'''

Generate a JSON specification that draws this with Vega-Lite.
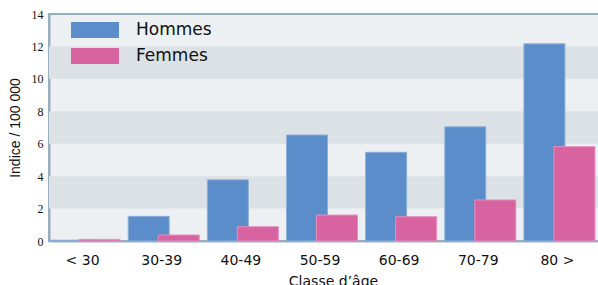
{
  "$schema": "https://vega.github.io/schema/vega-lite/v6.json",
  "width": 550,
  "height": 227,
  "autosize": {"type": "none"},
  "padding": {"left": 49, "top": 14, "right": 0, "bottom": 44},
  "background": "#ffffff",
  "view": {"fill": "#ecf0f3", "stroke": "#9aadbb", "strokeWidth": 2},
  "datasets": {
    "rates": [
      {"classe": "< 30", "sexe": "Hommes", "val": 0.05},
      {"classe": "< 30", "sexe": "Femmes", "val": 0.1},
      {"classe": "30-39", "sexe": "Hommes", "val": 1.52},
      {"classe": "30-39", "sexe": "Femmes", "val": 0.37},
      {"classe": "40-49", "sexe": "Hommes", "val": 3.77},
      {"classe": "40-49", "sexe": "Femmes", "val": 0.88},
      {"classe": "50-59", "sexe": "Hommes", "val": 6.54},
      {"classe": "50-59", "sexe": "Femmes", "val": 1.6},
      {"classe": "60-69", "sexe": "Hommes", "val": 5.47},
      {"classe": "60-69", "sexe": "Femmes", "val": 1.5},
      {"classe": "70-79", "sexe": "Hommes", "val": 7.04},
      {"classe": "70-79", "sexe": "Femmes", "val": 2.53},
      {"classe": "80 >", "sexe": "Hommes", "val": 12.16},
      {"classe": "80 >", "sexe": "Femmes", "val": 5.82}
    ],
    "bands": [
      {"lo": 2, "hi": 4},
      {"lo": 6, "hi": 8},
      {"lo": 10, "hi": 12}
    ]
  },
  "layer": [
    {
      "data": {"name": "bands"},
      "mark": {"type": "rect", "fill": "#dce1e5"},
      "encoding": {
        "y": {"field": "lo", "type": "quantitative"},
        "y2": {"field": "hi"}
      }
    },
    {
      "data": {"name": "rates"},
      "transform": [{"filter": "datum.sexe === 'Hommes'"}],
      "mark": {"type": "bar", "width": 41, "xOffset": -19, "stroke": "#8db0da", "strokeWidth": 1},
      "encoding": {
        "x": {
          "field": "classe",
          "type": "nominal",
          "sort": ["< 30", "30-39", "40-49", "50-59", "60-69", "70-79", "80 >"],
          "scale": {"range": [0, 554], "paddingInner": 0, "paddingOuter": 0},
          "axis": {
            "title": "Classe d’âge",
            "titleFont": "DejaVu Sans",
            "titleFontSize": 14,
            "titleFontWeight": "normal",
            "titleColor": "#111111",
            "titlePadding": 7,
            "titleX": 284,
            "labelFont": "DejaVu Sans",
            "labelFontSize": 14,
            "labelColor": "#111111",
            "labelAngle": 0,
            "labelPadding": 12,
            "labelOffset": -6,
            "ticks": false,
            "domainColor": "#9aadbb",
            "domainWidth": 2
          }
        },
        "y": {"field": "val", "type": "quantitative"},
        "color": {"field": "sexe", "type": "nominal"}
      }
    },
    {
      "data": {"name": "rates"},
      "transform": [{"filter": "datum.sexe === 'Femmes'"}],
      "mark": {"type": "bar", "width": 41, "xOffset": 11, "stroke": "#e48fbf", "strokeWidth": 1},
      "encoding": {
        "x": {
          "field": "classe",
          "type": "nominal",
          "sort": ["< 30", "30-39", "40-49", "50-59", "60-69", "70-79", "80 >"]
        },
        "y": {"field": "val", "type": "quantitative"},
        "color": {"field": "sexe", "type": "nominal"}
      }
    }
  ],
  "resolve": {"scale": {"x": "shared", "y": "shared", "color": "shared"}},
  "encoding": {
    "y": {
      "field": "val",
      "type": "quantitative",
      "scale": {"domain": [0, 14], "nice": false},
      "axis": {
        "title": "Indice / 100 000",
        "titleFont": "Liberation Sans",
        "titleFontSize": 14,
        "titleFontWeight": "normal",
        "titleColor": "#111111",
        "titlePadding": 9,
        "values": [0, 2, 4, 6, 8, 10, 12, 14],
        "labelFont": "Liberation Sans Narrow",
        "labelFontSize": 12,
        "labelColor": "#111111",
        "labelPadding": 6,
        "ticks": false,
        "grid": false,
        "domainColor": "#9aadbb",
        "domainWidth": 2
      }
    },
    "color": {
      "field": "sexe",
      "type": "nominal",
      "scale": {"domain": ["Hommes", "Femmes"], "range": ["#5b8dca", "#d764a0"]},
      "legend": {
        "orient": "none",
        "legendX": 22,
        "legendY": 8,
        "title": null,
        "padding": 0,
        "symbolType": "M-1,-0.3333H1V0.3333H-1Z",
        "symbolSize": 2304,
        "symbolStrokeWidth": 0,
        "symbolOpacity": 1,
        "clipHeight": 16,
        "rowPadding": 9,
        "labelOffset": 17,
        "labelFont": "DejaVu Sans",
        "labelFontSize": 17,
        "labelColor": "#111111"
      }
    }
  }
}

'''

• [Problem requirements] All the material shown above is to be copied exactly, with no pictures carried over.

• [Task result]
Generate a JSON specification that draws this with Vega-Lite.
{
  "$schema": "https://vega.github.io/schema/vega-lite/v6.json",
  "width": 550,
  "height": 227,
  "autosize": {"type": "none"},
  "padding": {"left": 49, "top": 14, "right": 0, "bottom": 44},
  "background": "#ffffff",
  "view": {"fill": "#ecf0f3", "stroke": "#9aadbb", "strokeWidth": 2},
  "datasets": {
    "rates": [
      {"classe": "< 30", "sexe": "Hommes", "val": 0.05},
      {"classe": "< 30", "sexe": "Femmes", "val": 0.1},
      {"classe": "30-39", "sexe": "Hommes", "val": 1.52},
      {"classe": "30-39", "sexe": "Femmes", "val": 0.37},
      {"classe": "40-49", "sexe": "Hommes", "val": 3.77},
      {"classe": "40-49", "sexe": "Femmes", "val": 0.88},
      {"classe": "50-59", "sexe": "Hommes", "val": 6.54},
      {"classe": "50-59", "sexe": "Femmes", "val": 1.6},
      {"classe": "60-69", "sexe": "Hommes", "val": 5.47},
      {"classe": "60-69", "sexe": "Femmes", "val": 1.5},
      {"classe": "70-79", "sexe": "Hommes", "val": 7.04},
      {"classe": "70-79", "sexe": "Femmes", "val": 2.53},
      {"classe": "80 >", "sexe": "Hommes", "val": 12.16},
      {"classe": "80 >", "sexe": "Femmes", "val": 5.82}
    ],
    "bands": [
      {"lo": 2, "hi": 4},
      {"lo": 6, "hi": 8},
      {"lo": 10, "hi": 12}
    ]
  },
  "layer": [
    {
      "data": {"name": "bands"},
      "mark": {"type": "rect", "fill": "#dce1e5"},
      "encoding": {
        "y": {"field": "lo", "type": "quantitative"},
        "y2": {"field": "hi"}
      }
    },
    {
      "data": {"name": "rates"},
      "transform": [{"filter": "datum.sexe === 'Hommes'"}],
      "mark": {"type": "bar", "width": 41, "xOffset": -19, "stroke": "#8db0da", "strokeWidth": 1},
      "encoding": {
        "x": {
          "field": "classe",
          "type": "nominal",
          "sort": ["< 30", "30-39", "40-49", "50-59", "60-69", "70-79", "80 >"],
          "scale": {"range": [0, 554], "paddingInner": 0, "paddingOuter": 0},
          "axis": {
            "title": "Classe d’âge",
            "titleFont": "DejaVu Sans",
            "titleFontSize": 14,
            "titleFontWeight": "normal",
            "titleColor": "#111111",
            "titlePadding": 7,
            "titleX": 284,
            "labelFont": "DejaVu Sans",
            "labelFontSize": 14,
            "labelColor": "#111111",
            "labelAngle": 0,
            "labelPadding": 12,
            "labelOffset": -6,
            "ticks": false,
            "domainColor": "#9aadbb",
            "domainWidth": 2
          }
        },
        "y": {"field": "val", "type": "quantitative"},
        "color": {"field": "sexe", "type": "nominal"}
      }
    },
    {
      "data": {"name": "rates"},
      "transform": [{"filter": "datum.sexe === 'Femmes'"}],
      "mark": {"type": "bar", "width": 41, "xOffset": 11, "stroke": "#e48fbf", "strokeWidth": 1},
      "encoding": {
        "x": {
          "field": "classe",
          "type": "nominal",
          "sort": ["< 30", "30-39", "40-49", "50-59", "60-69", "70-79", "80 >"]
        },
        "y": {"field": "val", "type": "quantitative"},
        "color": {"field": "sexe", "type": "nominal"}
      }
    }
  ],
  "resolve": {"scale": {"x": "shared", "y": "shared", "color": "shared"}},
  "encoding": {
    "y": {
      "field": "val",
      "type": "quantitative",
      "scale": {"domain": [0, 14], "nice": false},
      "axis": {
        "title": "Indice / 100 000",
        "titleFont": "Liberation Sans",
        "titleFontSize": 14,
        "titleFontWeight": "normal",
        "titleColor": "#111111",
        "titlePadding": 9,
        "values": [0, 2, 4, 6, 8, 10, 12, 14],
        "labelFont": "Liberation Sans Narrow",
        "labelFontSize": 12,
        "labelColor": "#111111",
        "labelPadding": 6,
        "ticks": false,
        "grid": false,
        "domainColor": "#9aadbb",
        "domainWidth": 2
      }
    },
    "color": {
      "field": "sexe",
      "type": "nominal",
      "scale": {"domain": ["Hommes", "Femmes"], "range": ["#5b8dca", "#d764a0"]},
      "legend": {
        "orient": "none",
        "legendX": 22,
        "legendY": 8,
        "title": null,
        "padding": 0,
        "symbolType": "M-1,-0.3333H1V0.3333H-1Z",
        "symbolSize": 2304,
        "symbolStrokeWidth": 0,
        "symbolOpacity": 1,
        "clipHeight": 16,
        "rowPadding": 9,
        "labelOffset": 17,
        "labelFont": "DejaVu Sans",
        "labelFontSize": 17,
        "labelColor": "#111111"
      }
    }
  }
}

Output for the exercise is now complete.